Figure scripts:
.....

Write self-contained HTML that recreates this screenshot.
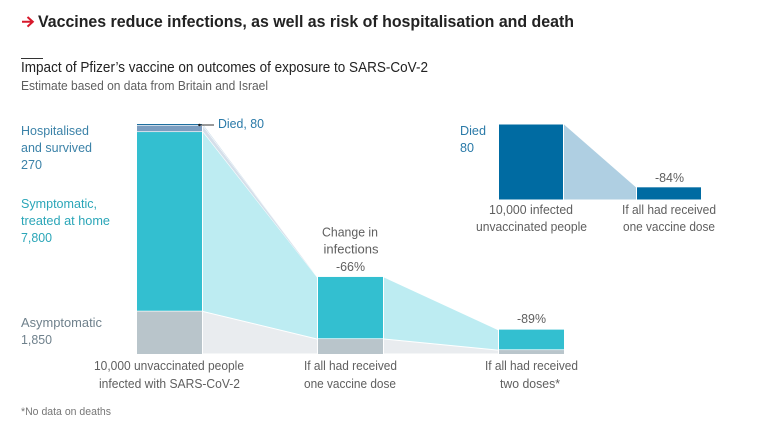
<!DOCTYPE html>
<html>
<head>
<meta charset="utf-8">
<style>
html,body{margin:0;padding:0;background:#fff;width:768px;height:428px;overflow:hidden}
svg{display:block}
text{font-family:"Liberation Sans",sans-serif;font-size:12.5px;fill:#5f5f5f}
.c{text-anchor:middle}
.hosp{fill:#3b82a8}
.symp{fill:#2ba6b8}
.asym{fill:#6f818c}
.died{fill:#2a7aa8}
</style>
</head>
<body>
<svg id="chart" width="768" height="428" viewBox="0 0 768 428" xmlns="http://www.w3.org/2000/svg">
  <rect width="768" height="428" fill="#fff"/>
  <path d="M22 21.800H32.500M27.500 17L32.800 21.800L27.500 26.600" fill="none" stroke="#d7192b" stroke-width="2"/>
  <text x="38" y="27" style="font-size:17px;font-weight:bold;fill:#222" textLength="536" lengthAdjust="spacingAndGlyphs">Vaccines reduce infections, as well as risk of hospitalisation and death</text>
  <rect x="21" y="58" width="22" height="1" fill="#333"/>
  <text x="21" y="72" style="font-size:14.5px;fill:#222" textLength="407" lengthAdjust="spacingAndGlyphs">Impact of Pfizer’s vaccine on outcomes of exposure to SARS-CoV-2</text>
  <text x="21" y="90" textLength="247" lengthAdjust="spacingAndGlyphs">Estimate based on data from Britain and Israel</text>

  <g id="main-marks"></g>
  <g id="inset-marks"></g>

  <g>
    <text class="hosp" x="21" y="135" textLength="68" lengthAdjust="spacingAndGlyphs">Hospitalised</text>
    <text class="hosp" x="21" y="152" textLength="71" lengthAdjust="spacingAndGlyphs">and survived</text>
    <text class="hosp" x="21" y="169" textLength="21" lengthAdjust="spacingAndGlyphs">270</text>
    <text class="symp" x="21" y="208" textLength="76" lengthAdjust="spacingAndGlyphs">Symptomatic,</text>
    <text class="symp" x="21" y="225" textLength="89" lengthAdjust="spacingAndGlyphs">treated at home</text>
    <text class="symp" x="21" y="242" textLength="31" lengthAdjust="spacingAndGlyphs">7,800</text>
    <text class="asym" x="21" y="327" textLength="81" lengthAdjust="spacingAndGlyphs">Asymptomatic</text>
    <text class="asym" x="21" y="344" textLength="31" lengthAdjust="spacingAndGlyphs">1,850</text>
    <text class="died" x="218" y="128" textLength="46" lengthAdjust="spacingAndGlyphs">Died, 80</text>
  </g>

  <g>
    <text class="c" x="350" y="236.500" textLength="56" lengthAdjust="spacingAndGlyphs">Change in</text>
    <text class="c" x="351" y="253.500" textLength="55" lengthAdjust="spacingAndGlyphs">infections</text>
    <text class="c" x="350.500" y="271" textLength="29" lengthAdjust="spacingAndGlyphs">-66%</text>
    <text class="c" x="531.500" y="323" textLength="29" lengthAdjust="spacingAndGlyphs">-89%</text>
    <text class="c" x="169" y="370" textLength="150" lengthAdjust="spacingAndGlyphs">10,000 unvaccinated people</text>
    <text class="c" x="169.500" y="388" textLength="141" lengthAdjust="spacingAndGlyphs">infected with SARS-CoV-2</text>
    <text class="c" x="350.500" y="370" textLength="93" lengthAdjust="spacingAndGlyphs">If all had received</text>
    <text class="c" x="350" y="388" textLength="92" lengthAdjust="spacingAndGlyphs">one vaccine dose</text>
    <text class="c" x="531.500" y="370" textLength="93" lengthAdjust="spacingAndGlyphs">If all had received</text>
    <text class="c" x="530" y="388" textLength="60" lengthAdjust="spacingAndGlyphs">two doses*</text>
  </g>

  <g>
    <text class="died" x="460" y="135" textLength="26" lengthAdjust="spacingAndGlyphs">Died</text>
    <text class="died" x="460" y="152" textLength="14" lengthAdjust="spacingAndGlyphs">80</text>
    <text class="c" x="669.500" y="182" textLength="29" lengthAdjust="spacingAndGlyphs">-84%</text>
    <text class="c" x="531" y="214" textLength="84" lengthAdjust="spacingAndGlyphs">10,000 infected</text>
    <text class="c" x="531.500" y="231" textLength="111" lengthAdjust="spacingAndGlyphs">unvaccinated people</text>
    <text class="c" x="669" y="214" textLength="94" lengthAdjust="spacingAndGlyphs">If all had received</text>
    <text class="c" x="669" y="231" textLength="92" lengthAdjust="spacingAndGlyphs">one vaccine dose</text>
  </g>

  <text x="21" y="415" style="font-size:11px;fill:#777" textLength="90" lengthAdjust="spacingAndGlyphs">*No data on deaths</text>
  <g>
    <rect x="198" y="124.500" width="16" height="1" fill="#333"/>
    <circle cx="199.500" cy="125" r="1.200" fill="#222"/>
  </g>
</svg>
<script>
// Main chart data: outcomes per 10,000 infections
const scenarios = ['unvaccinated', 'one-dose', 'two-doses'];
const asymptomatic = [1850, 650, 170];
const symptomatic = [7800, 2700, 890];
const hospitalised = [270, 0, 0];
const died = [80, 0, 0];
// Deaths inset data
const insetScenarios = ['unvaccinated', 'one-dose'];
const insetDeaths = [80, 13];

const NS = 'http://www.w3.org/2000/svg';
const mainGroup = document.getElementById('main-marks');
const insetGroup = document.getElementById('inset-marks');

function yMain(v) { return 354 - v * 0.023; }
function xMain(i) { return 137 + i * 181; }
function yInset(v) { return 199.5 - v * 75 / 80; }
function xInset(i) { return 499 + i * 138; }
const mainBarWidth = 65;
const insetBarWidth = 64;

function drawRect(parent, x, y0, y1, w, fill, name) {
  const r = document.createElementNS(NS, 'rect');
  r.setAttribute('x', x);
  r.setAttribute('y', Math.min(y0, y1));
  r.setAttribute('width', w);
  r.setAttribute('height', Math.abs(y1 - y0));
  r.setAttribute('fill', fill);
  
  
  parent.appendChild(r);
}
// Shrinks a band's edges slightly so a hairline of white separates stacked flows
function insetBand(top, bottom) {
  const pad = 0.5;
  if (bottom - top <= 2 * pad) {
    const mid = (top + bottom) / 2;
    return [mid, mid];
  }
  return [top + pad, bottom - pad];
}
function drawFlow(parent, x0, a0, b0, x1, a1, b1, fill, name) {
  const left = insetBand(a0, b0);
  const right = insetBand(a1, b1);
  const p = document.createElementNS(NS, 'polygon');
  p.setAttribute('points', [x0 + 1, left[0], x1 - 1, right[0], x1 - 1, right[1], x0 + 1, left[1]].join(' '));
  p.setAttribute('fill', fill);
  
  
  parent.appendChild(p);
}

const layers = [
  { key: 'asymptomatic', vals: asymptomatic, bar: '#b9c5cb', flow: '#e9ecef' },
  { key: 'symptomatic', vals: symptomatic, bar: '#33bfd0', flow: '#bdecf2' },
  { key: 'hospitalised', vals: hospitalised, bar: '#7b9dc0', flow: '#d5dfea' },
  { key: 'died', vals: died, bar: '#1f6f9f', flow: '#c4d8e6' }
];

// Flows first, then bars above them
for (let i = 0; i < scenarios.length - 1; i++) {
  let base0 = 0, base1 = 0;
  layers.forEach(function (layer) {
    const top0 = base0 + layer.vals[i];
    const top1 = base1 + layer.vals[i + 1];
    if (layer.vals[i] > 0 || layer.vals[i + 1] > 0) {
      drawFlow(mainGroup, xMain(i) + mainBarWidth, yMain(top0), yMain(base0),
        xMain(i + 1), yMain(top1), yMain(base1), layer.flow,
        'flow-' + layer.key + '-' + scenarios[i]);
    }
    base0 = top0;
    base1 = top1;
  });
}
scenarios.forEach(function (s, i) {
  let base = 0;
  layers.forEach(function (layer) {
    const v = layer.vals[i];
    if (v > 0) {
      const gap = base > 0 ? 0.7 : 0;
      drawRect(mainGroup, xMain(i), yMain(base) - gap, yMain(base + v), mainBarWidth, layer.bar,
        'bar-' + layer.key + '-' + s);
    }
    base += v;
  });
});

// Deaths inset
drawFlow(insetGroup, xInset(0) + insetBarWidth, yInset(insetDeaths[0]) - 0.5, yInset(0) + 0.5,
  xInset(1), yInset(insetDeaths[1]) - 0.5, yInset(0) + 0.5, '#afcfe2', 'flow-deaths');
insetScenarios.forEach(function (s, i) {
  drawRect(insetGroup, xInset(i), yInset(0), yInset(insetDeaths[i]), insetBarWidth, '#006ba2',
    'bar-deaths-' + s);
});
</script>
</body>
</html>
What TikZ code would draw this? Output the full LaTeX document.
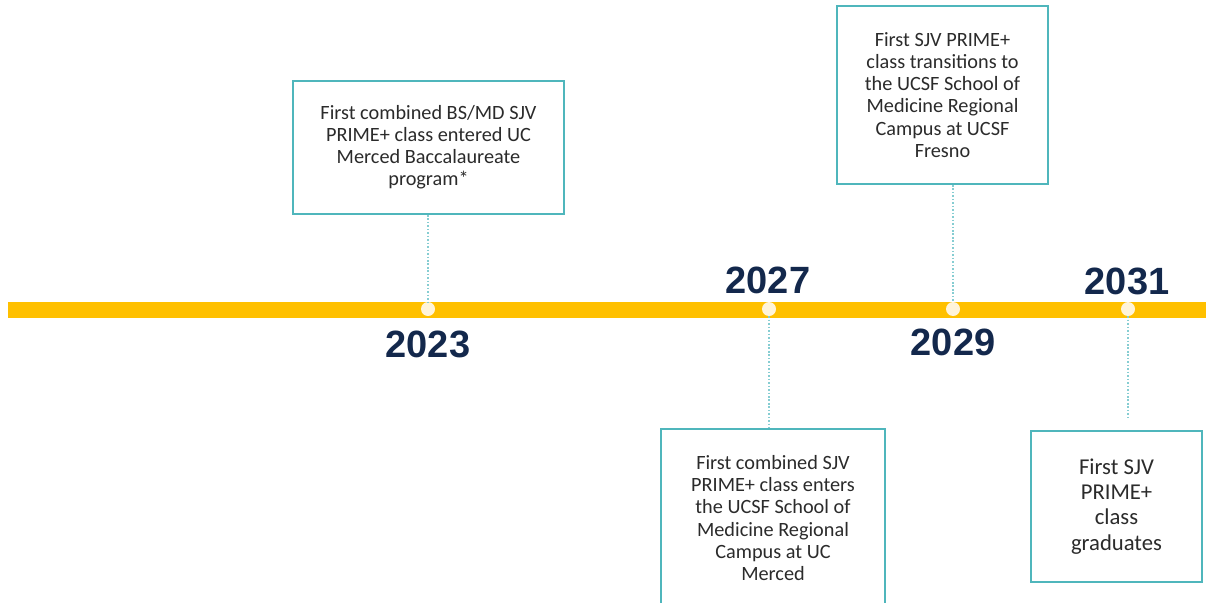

.....

● **Problem requirements**: Copy each line of the listing that includes "this".

● **Finished task**:
Write self-contained HTML that recreates this screenshot.
What TikZ code would draw this? Output the full LaTeX document.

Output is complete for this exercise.